5 Strategies for Raising Financially Savvy Kids

20 Minute Read

The affluent family's guide to helping your offspring be independent and resilient

While it's true that family wealth can make life easier at times, it poses its own set of challenges when it comes to raising children. Affluent parents want the next generation to grow up to be self-sufficient, responsible, and driven. Many fear, however, that their wealth will do the exact opposite, causing potential negative effects, including entitlement and a lack of motivation and accountability.

"This is certainly something parents worry about," says Shawn DuBurg, Director and Private Wealth Advisor for The Private Bank at Union Bank. "They've seen the effects that wealth has had on friends or neighbors, and they don't want their children to go down that path."

Nevertheless, a negative outcome isn't inevitable.

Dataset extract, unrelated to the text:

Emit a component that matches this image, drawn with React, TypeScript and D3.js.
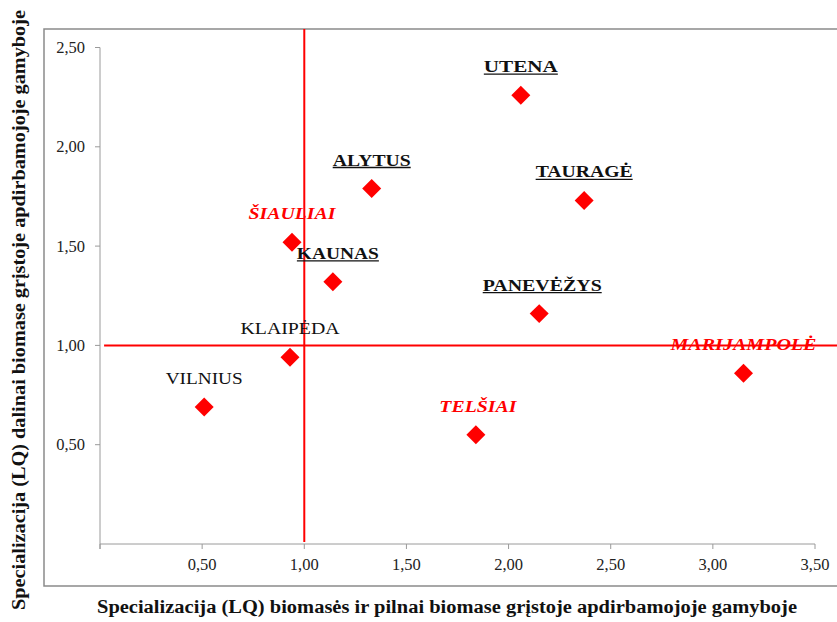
import React from "react";
import * as d3 from "d3";

const regions = ["UTENA", "TAURAGĖ", "PANEVĖŽYS", "ALYTUS", "KAUNAS", "ŠIAULIAI", "KLAIPĖDA", "VILNIUS", "TELŠIAI", "MARIJAMPOLĖ"];
const lqX = [2.06, 2.37, 2.15, 1.33, 1.14, 0.94, 0.93, 0.51, 1.84, 3.15];
const lqY = [2.26, 1.73, 1.16, 1.79, 1.32, 1.52, 0.94, 0.69, 0.55, 0.86];
const groups = ["lead", "lead", "lead", "lead", "lead", "warn", "plain", "plain", "warn", "warn"];
const xTicks = [0, 0.5, 1, 1.5, 2, 2.5, 3, 3.5];
const yTicks = [0.5, 1, 1.5, 2, 2.5];
const refX = 1;
const refY = 1;
const xTitle = "Specializacija (LQ) biomasės ir pilnai biomase grįstoje apdirbamojoje gamyboje";
const yTitle = "Specializacija (LQ) dalinai biomase grįstoje apdirbamojoje gamyboje";

// layout (not data)
const W = 837, H = 622;
const labelWidths: Record<string, number> = {
  UTENA: 74, "TAURAGĖ": 97, "PANEVĖŽYS": 119, ALYTUS: 78, KAUNAS: 82,
  "ŠIAULIAI": 87, "KLAIPĖDA": 99, VILNIUS: 77, "TELŠIAI": 77, "MARIJAMPOLĖ": 146,
};
const labelDx: Record<string, number> = { "PANEVĖŽYS": 3, KAUNAS: 5, "TELŠIAI": 2 };

const fmt = (v: number) => d3.format(".2f")(v).replace(".", ",");

export default function App() {
  const x = d3.scaleLinear().domain([0, 3.5]).range([100, 815]);
  const y = d3.scaleLinear().domain([0, 2.5]).range([544, 47.5]);
  const font = "'Liberation Serif', 'Times New Roman', serif";
  const diamond = d3.symbol().type(d3.symbolDiamond2).size(230)();
  const axisColor = "#9a9a9a";

  return (
    <svg width={W} height={H} style={{ position: "absolute", left: 0, top: 0, background: "#fff" }} fontFamily={font}>
      <rect x={0} y={0} width={W} height={H} fill="#fff" />
      {/* outer chart border */}
      <rect x={44} y={29} width={W} height={557} fill="none" stroke="#8a8a8a" strokeWidth={1.5} />

      {/* axes */}
      <line x1={x(0)} x2={x(0)} y1={y(2.5)} y2={y(0) + 5} stroke={axisColor} strokeWidth={1} />
      <line x1={x(0)} x2={x(3.5)} y1={y(0)} y2={y(0)} stroke={axisColor} strokeWidth={1} />
      {xTicks.map((t) => (
        <g key={"xt" + t}>
          <line x1={x(t)} x2={x(t)} y1={y(0)} y2={y(0) + 5} stroke={axisColor} />
          {t > 0 && (
            <text x={x(t)} y={y(0) + 26} textAnchor="middle" fontSize={16.5} fill="#222">
              {fmt(t)}
            </text>
          )}
        </g>
      ))}
      {yTicks.map((t) => (
        <g key={"yt" + t}>
          <line x1={x(0) - 5} x2={x(0)} y1={y(t)} y2={y(t)} stroke={axisColor} />
          <text x={x(0) - 15} y={y(t) + 5.5} textAnchor="end" fontSize={16.5} fill="#222">
            {fmt(t)}
          </text>
        </g>
      ))}

      {/* reference lines */}
      <line x1={x(refX)} x2={x(refX)} y1={29} y2={y(0.01)} stroke="#ff0000" strokeWidth={2} />
      <line x1={x(0.02)} x2={W} y1={y(refY)} y2={y(refY)} stroke="#ff0000" strokeWidth={2} />

      {/* points */}
      {regions.map((r, i) => (
        <path key={"p" + r} d={diamond || ""} transform={`translate(${x(lqX[i])},${y(lqY[i])})`} fill="#ff0000" />
      ))}

      {/* labels */}
      {regions.map((r, i) => {
        const g = groups[i];
        const lx = x(lqX[i]) + (labelDx[r] || 0);
        const ly = y(lqY[i]) - 23;
        const w = labelWidths[r];
        return (
          <g key={"l" + r}>
            <text
              x={lx}
              y={ly}
              textAnchor="middle"
              fontSize={17.5}
              fontWeight={g === "plain" ? "normal" : "bold"}
              fontStyle={g === "warn" ? "italic" : "normal"}
              fill={g === "warn" ? "#ff0000" : "#111"}
              textLength={w}
              lengthAdjust="spacingAndGlyphs"
            >
              {r}
            </text>
            {g === "lead" && (
              <line x1={lx - w / 2} x2={lx + w / 2} y1={ly + 2} y2={ly + 2} stroke="#111" strokeWidth={1.3} />
            )}
          </g>
        );
      })}

      {/* axis titles */}
      <text x={447} y={613} textAnchor="middle" fontSize={18} fontWeight="bold" fill="#111" textLength={700} lengthAdjust="spacingAndGlyphs">
        {xTitle}
      </text>
      <text
        transform={`translate(25,310) rotate(-90)`}
        textAnchor="middle"
        fontSize={18}
        fontWeight="bold"
        fill="#111"
        textLength={600}
        lengthAdjust="spacingAndGlyphs"
      >
        {yTitle}
      </text>
    </svg>
  );
}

When handled properly, family wealth can be a gift, not a burden. With care and consideration, children can grow up to be money-wise—that is, thoughtful about the way money functions in their lives and responsible about how they use it. By having frank conversations, being clear about their own values, and allowing space for children to make mistakes, affluent families can raise independent, resilient children—and form stronger relationships along the way.

 

1. Break the Silence

The first crucial step in raising money-wise children is sometimes the hardest one: talking to your children about money. Many affluent parents avoid such conversations, fearing that if they are open about their financial circumstances, their children won't be motivated to succeed on their own terms. Making matters worse is the fact that money is an uncomfortable subject for many people, since it's often tied up with emotions and judgments.

graphic of person with megaphone

"For the majority of clients, this is a very difficult conversation," says DuBurg. "They don't know where to start, and don't want to open up their entire financial picture to their kids. Meanwhile, they're afraid of the effects that a sudden burst of wealth will have on their kids."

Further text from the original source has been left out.